I hear they’ve got a new editor in the local paper in Michael Schmidt’s neck of the woods, and the paper is now as staunchly anti-raw-milk as they seemed to be pro-freedom-to-choose last year. Coincidence? Or is “someone” yanking their chain? Anyway, I’m sure you’re all dying to see what they wrote about the latest kerfuffel down in Newmarket. Here it is; they call it “Michael Schmidt should stop flauting the law“:
“The Ontario government does not have the capacity to ensure that unpasteurized milk is safe to distribute. Michael Schmidt does not have the right to pick and choose which laws he wishes to obey.
It’s time the Durham-area farmer gave up his raw-milk crusade and got back to farming, or whatever other legal, gainful employment he chooses to pursue.
Schmidt was found guilty yesterday of contempt of court for disobeying a court order that he stop selling raw milk.
He has not yet been sentenced. But in a typically flamboyant gesture, the raw-milk advocate asked the judge to impose “the highest penalty you can find.”
We beg to differ. A middling penalty, suitable to any unknown person who choose to flout the law, will suffice. Schmidt wants to be martyr. He should be denied that privilege.
Schmidt’s raw-milk operation may be the most sparkling-clean in all of Ontario. His methods of storage and transport may be beyond reproach. His milk cows may be grass-fed, free-range, pest-free and of above average intelligence. For all we know they may produce wonderful abstract-expressionist paintings in their off hours.
That does not change the fact that drinking raw milk brings with it a heightened risk of salmonella, E. coli and Listeriosis. Nor does it change the fact that pasteurization saves lives.
Anyone who doesn’t believe this should ask someone old enough to remember the days before pasteurization was introduced.

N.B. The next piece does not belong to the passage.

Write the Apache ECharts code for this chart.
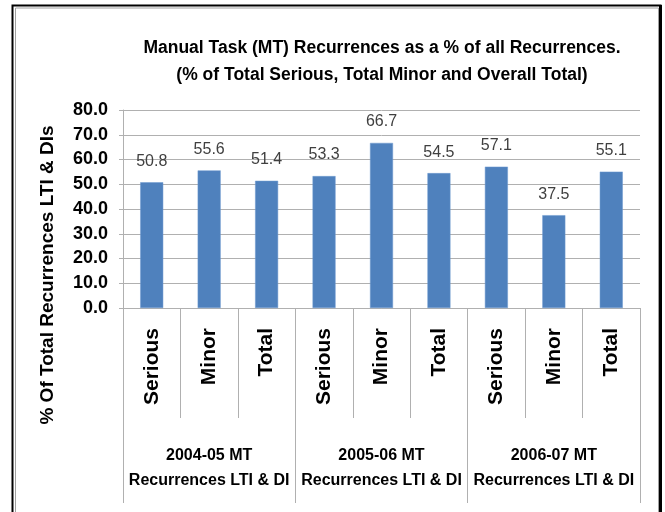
<!DOCTYPE html>
<html>
<head>
<meta charset="utf-8">
<script src="https://cdn.jsdelivr.net/npm/echarts@6/dist/echarts.min.js"></script>
<style>
html,body{margin:0;padding:0;background:#fff;}
#c{width:665px;height:512px;}
</style>
</head>
<body>
<div id="c"></div>
<script>
const categories = ['Serious','Minor','Total','Serious','Minor','Total','Serious','Minor','Total'];
const values = [50.8, 55.6, 51.4, 53.3, 66.7, 54.5, 57.1, 37.5, 55.1];
const groups = ['2004-05 MT\nRecurrences LTI & DI','2005-06 MT\nRecurrences LTI & DI','2006-07 MT\nRecurrences LTI & DI'];
const titleLines = ['Manual Task (MT) Recurrences as a % of all Recurrences.','(% of Total Serious, Total Minor and Overall Total)'];
const yAxisTitle = '% Of Total Recurrences LTI & DIs';

const SANS = "'Liberation Sans',Arial,sans-serif";
const chart = echarts.init(document.getElementById('c'), null, {renderer:'canvas'});
chart.setOption({
  animation:false,
  backgroundColor:'#fff',
  title:{
    text: titleLines.join('\n'),
    left: 377, top: 30, textAlign:'center',
    textStyle:{fontFamily:SANS, fontWeight:'bold', fontSize:17.5, lineHeight:27, color:'#000'}
  },
  grid:{left:123, right:25, top:110, bottom:204, containLabel:false, outerBoundsMode:'none'},
  xAxis:[{
    type:'category', data:categories, position:'bottom',
    axisLine:{show:true, lineStyle:{color:'#b0b0b0', width:1}},
    axisTick:{show:true, interval:0, length:110, lineStyle:{color:'#b0b0b0'}},
    axisLabel:{interval:0, rotate:90, margin:20, color:'#000', fontFamily:SANS, fontWeight:'bold', fontSize:21}
  },{
    type:'category', data:groups, position:'bottom',
    axisLine:{show:false},
    axisTick:{show:true, interval:0, length:195, lineStyle:{color:'#b0b0b0'}},
    axisLabel:{interval:0, margin:135, lineHeight:25, color:'#000', fontFamily:SANS, fontWeight:'bold', fontSize:16}
  }],
  yAxis:{
    type:'value', min:0, max:80, interval:10,
    axisLine:{show:true, lineStyle:{color:'#b0b0b0'}},
    axisTick:{show:true, length:4, lineStyle:{color:'#b0b0b0'}},
    splitLine:{show:true, lineStyle:{color:'#b0b0b0'}},
    axisLabel:{margin:15, color:'#000', fontFamily:SANS, fontWeight:'bold', fontSize:18, formatter:v=>v.toFixed(1)}
  },
  series:[{
    type:'bar', data:values, xAxisIndex:0, barWidth:23,
    itemStyle:{color:'#4f81bd', borderColor:'#6f9bd0', borderWidth:0.5},
    label:{show:true, position:'top', distance:13, color:'#404040', fontFamily:SANS, fontSize:16, formatter:p=>p.value.toFixed(1)}
  }],
  graphic:[
    {type:'text', x:48, y:275, rotation:Math.PI/2, style:{text:yAxisTitle, fill:'#000', font:"bold 19px 'Liberation Sans'", align:'center', verticalAlign:'middle', textAlign:'center', textVerticalAlign:'middle'}},
    {type:'rect', shape:{x:12.5, y:5.5, width:648, height:520}, style:{fill:'none', stroke:'#000', lineWidth:2}},
    {type:'rect', shape:{x:15.5, y:8, width:643, height:520}, style:{fill:'none', stroke:'#a0a0a0', lineWidth:1}},
    {type:'line', shape:{x1:660.5, y1:5, x2:660.5, y2:512}, style:{stroke:'#000', lineWidth:3}}
  ]
});
</script>
</body>
</html>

If selling raw milk were legal, it would in short order become a big business. The Ontario government, knowing the statistical risks of raw-milk distribution, would be legally and morally responsible for ensuring that no one got sick as a result…”
Oh well, as they say, no publicity is “bad” publicity. At least they’re giving the story “ink”. And readers, I’m sure, are making up their own minds on the merits of the case.